Changes in network regulation, ownership, and technological distribution had important repercussions for programming. For nearly 20 years the big three network newscasts provided a similar rundown of the day’s most important events. But when audiences began to fragment in the late 1970s networks laid off reporters and started to produce more dramatic stories with emotional human interest angles. CNN’s coverage of the 1991 Gulf War scooped the big three and solidified its reputation as a serious news provider. Five years later, Fox News and MSNBC (co-owned by Microsoft and NBC) would start their own 24-hour cable news channels.
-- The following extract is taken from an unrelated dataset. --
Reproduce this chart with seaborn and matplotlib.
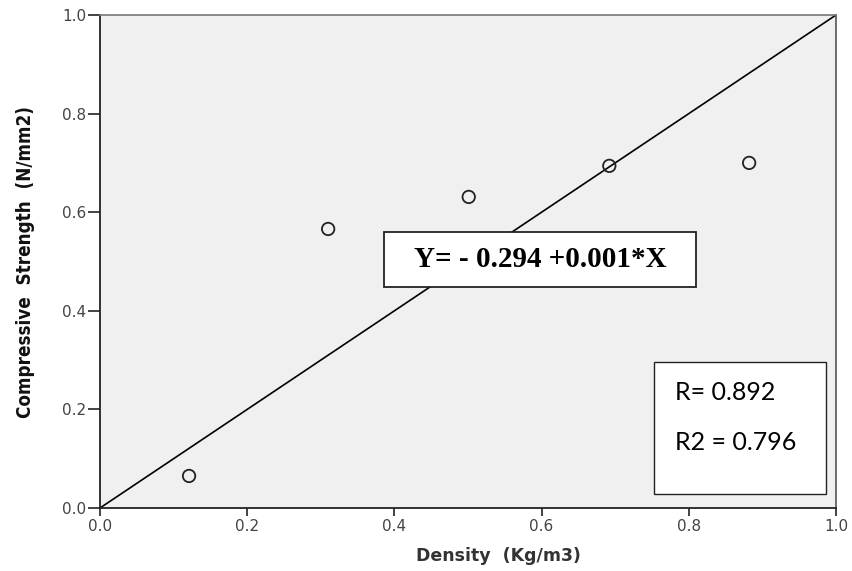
import matplotlib
matplotlib.use("Agg")
import matplotlib.pyplot as plt
from matplotlib.patches import Rectangle
import pandas as pd
import seaborn as sns

sns.set_theme(style="white")
plt.rcParams['font.family'] = ['DejaVu Sans']

# values
density = [0.121, 0.310, 0.501, 0.692, 0.882]
strength = [0.065, 0.566, 0.631, 0.694, 0.700]
ref_x = [0.0, 1.0]
ref_y = [0.0, 1.0]
ticks = [0.0, 0.2, 0.4, 0.6, 0.8, 1.0]
tick_labels = ["0.0", "0.2", "0.4", "0.6", "0.8", "1.0"]
equation = "Y= - 0.294 +0.001*X"
r_text = "R= 0.892"
r2_text = "R2 = 0.796"

df = pd.DataFrame({"Density": density, "Strength": strength})
line = pd.DataFrame({"x": ref_x, "y": ref_y})

fig = plt.figure(figsize=(8.52, 5.71), dpi=100)
ax = fig.add_axes([100/852, 1 - 508/571, 736/852, 493/571])
ax.set_facecolor("#f0f0f0")

sns.lineplot(x="x", y="y", data=line, color="black", linewidth=1.2, ax=ax)
sns.scatterplot(x="Density", y="Strength", data=df, ax=ax, s=80,
                facecolor="none", edgecolor="#222222", linewidth=1.3, zorder=3)

ax.set_xlim(0, 1)
ax.set_ylim(0, 1)
ax.set_xticks(ticks)
ax.set_xticklabels(tick_labels)
ax.set_yticks(ticks)
ax.set_yticklabels(tick_labels)
ax.tick_params(axis="x", direction="out", length=6, width=1.2, color="#222222",
               labelsize=11, labelcolor="#444444", pad=2, bottom=True)
ax.tick_params(axis="y", direction="out", length=9, width=1.2, color="#222222",
               labelsize=11, labelcolor="#444444", pad=1, left=True)

for side in ["left", "bottom"]:
    ax.spines[side].set_color("#222222")
    ax.spines[side].set_linewidth(1.3)
ax.spines["top"].set_color("#777777")
ax.spines["top"].set_linewidth(1.2)
ax.spines["right"].set_color("#555555")
ax.spines["right"].set_linewidth(1.2)

ax.set_xlabel("Density  (Kg/m3)", fontsize=12.5, fontweight="bold", color="#333333", labelpad=10)
ax.xaxis.set_label_coords(0.542, -0.080)
ax.set_ylabel("Compressive  Strength  (N/mm2)", fontsize=13.5, fontweight="bold",
              color="#111111", fontstretch="condensed",
              family=['DejaVu Sans'])
ax.yaxis.set_label_coords(-0.088, 0.50)

# equation box
ax.add_patch(Rectangle((0.386, 0.448), 0.424, 0.112, transform=ax.transAxes,
                       facecolor="white", edgecolor="#222222", linewidth=1.3, zorder=4))
ax.text(0.598, 0.504, equation, transform=ax.transAxes, fontsize=21, fontweight="bold",
        color="black", family=['Liberation Serif', 'DejaVu Serif'],
        va="center", ha="center", zorder=5)

# correlation box
ax.add_patch(Rectangle((0.753, 0.028), 0.233, 0.268, transform=ax.transAxes,
                       facecolor="white", edgecolor="#222222", linewidth=1.0, zorder=4))
ax.text(0.781, 0.235, r_text, transform=ax.transAxes, fontsize=18, color="black",
        family=['Lato', 'DejaVu Sans'], va="center", ha="left", zorder=5)
ax.text(0.781, 0.132, r2_text, transform=ax.transAxes, fontsize=18, color="black",
        family=['Lato', 'DejaVu Sans'], va="center", ha="left", zorder=5)

plt.savefig("out.png", dpi=100)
Competition on melodramatic stories, such as the so-called “Monicagate” sex scandal involving intern Monica Lewinsky and US President Bill Clinton, institutionalized a form of live “rolling news.” It was coupled with high-octane talk shows in which a spectacular news story could be repurposed among the networks’ programs 24/7.
The pressures of neo-liberal globalization during the 1980s and 1990s together with the global expansion of transnational communication companies, such as the News Corporation’s Star News satellite network, contributed to the extension of these melodramatic forms of news storytelling throughout Latin America, Europe, and Asia. In India, Star partnered with the Zee network while the Indian Broadcasting Network (IBN) collaborated with CNN, creating a hybrid mixture of genres and Hindi language programming.
Rising production costs were also giving networks trouble. In wrestling with the problem, networks increased the number of ads run during prime time. They also amortized the fixed first-run costs of news programming through newsmagazines such as NBC’s Dateline and ABC’s Primetime Live. Another successful strategy was the introduction of the reality TV genre, epitomized by such programs as Survivor. The originally British TV format was a surprise summer hit for CBS in 2000. Its importance was similar to early sports programming – reality TV did not require expensive writers and actors.
All four major US networks quickly adopted the genre, marking a shift in their business model. Antitrust rules that limited the number of hours of network-produced programming were eliminated in 1995. Networks could now produce their own shows in-house. They were still in the business of selling the attention of affluent audiences to advertisers, but now program content would be integrated into multimedia merchandise tie-ins. Synergistic cross-promotion strategies between network programs and Internet websites expanded. The direct advertiser sponsorship and product placements that were the norm in such 1950s hits as I Love Lucy reappeared in the Apprentice and Survivor.